Within a month, I was wearing the collar. I held out six months before we had sex (and it was “only” anal and oral, because I wasn’t on birth control and neither of us wanted any risk of pregnancy). By the end of the year, I was spending about half my time with him. Two years after we met, I moved in with him. And we’ve been in our apartment ever since.

It’s strange to think of our dynamic in terms of years. We’ve been “together” since January of 2012. We’ve had four “anniversaries.” I know a lot of people both in and out of BDSM relationships who didn’t make it past the one year mark. Harley herself has never been in a relationship that lasted longer than three years. D’s longest was two. Tink hasn’t ever hit the year mark without cheating on the person. My own parents only lasted five years before they fell apart when mom came out as gay.

It’s weird. There’s only one other couple within our group of friends that has been together longer than us. That would be Matt and Iris. They’ve been together since 2010 (or 2011, depending which one you ask). They got married in 2013. Iris is the mutual friend that D and I know who encouraged us to go to school, because she graduated last year. They are quite happily planning their family and their future.

When that’s contrasted with my SO and I, I feel somewhat . . . cheated? jealous?

I guess that’s true.

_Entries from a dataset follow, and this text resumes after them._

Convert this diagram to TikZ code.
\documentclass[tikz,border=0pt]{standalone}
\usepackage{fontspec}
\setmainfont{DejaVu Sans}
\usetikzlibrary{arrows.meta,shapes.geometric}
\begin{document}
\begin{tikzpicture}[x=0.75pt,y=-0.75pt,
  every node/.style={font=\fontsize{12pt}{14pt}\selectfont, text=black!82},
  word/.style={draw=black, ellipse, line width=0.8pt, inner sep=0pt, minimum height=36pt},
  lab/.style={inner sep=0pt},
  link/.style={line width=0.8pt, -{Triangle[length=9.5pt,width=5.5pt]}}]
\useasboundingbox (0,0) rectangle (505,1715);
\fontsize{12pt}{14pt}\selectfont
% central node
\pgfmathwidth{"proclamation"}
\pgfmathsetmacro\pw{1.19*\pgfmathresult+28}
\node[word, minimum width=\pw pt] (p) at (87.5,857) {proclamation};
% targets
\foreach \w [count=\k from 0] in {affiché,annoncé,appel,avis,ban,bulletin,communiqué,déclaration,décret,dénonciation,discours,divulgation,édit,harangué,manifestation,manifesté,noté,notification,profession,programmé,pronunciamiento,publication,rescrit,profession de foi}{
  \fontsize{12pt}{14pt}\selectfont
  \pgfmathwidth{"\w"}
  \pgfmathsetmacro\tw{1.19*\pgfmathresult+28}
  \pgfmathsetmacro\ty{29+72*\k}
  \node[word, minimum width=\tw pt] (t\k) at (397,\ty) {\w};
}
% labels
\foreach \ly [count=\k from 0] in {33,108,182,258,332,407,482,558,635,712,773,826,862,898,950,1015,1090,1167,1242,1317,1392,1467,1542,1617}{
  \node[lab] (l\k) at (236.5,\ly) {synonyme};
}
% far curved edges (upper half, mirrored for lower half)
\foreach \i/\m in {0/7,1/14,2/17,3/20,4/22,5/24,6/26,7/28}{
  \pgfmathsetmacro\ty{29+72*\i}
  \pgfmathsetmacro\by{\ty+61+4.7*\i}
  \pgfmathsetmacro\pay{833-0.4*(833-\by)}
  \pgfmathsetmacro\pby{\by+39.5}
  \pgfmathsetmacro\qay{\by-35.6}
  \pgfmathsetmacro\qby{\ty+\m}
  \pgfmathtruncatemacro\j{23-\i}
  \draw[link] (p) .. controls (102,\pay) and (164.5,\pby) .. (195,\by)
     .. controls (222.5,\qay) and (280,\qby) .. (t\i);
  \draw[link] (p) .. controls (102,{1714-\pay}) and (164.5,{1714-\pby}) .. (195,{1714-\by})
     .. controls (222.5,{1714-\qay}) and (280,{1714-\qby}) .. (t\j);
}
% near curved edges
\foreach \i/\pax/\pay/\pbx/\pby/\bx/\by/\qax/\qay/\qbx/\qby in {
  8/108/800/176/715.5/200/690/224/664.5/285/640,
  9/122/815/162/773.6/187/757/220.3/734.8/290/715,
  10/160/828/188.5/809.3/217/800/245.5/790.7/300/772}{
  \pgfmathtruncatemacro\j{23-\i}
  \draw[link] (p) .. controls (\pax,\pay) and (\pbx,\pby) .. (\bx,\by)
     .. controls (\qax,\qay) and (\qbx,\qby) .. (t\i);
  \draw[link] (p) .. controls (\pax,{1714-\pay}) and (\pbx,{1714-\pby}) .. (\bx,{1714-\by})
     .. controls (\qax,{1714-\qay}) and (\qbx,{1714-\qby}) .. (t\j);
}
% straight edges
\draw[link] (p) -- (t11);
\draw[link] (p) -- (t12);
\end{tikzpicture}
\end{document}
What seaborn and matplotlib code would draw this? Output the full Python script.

My SO and I do have plans for the future, of course. I’m looking forward to starting a career in nursing, he’s looking forward to being able to work less than 40 hours a week. We both are looking forward to buying land, building a house, traveling.

But there’s no wedding in my future. No plans for children.

When I was twenty and first met him, I didn’t expect that to ever be an issue. I was the one who told him that I feel marriage is overrated and having children would be insanely impractical . . . but when people tell you that your views on such things may change as you get older . . . they aren’t always wrong. I’d mistakenly thought that since I hadn’t wanted those things during my teens, then I wouldn’t want them ever. I was wrong.

Not so much about the marriage thing. Though marriage works for some BDSM couples, I don’t hold any thoughts that it would work for my SO and I. Partly, this is because I know his background. He was married when he was twenty, had a son with his wife, and then lost them both to his wife’s anxiety and paranoia (the irony is not lost on us that his second-longest running relationship is also with someone who has anxiety). He’s estranged from his son – who is now only two years younger than me, at twenty-two. He hasn’t actually seen him since he was seven. His attempts to contact him have all been met with silence. It hurts him on a daily basis, because it’s unresolved and unmentioned

Also, I do feel that marriage is mostly over-rated. I’m not religious so I’m not worried about living in sin or anything like that. But is bothers me that I won’t be able to give my mom the happiness of seeing me all dressed up in white, walking down an aisle.  And she makes comments about that pretty much whenever she sees me, because I’m now the age she was when she and dad got married – even thought that didn’t end very well.

So. Marriage. I can leave it. That’s fine. It’s not something I need from a relationship.

(I’ve been asked, a few times, what I want from a relationship that I’m not getting in my current dynamic, because my current dynamic does – sometimes – wildly depress me.)

Children. This is trickier. Thought I never let myself verbalize it, I’ve always expected to have a child. Just one, mind you. I don’t know why, but I never felt comfortable saying so. It never seemed terribly relevant, because I expected to stay single for forever and always sort of thought I’d end up with a sperm bank. That doesn’t really seem practical, now.

We’ve  – my SO and I – have circled around the topic. His bottom-line is that we must be financially secure and preferably living in our own house, rather than an apartment. I agree with those terms. But I would also personally prefer to have a child before I turn thirty. He hasn’t ever come out and said whether or not he would prefer to actually be the father, or if he would rather it be anonymous and he be more of a god-father/mentor.

If I’m honest, then I have to admit that I do want a child out of a relationship. But I’m pretty flexible regarding what role he feels comfortable taking with that. It’s a personal choice and I understand that he might make a different choice. I’m okay with that.

So What do I want from a relationship? I’m still not entirely sure.

He apologized, on Thursday night. I asked what he was sorry about – because I was curious about whether or not he felt his comments were over the line, or if he’d just done something else that he’d felt sorry about in a small way. But he said, “I over did it, Wednesday. I drank too much. I should have let you drive us home. I don’t really remember much after I fell into bed when you got in the shower.”

And I brought up his comments. About me, about nursing school. And he was shocked and asked if I’d taken it out of context. So I went back over the whole conversation and what had started it and he apologized. He didn’t remember any of it. He knew he’d snapped at me, because he remembered me crying, but he didn’t remember the conversation itself.

I’e been intoxicated and said things I later regret. And this was the first time in our relationship when he’s done it. He’s forgiven me worse. Way worse.

And so I’ve forgiven him.

And now that it’s been several days, we’re both borderline amused at the situation. And we’ve moved on. Because of something is broke then an effort should be made to fix it. And we’re not even terribly broke. Just a little bit. And that’s not so bad, really.

It’s sort of interesting how one night can seem like the end of the world until morning comes and puts things in perspective.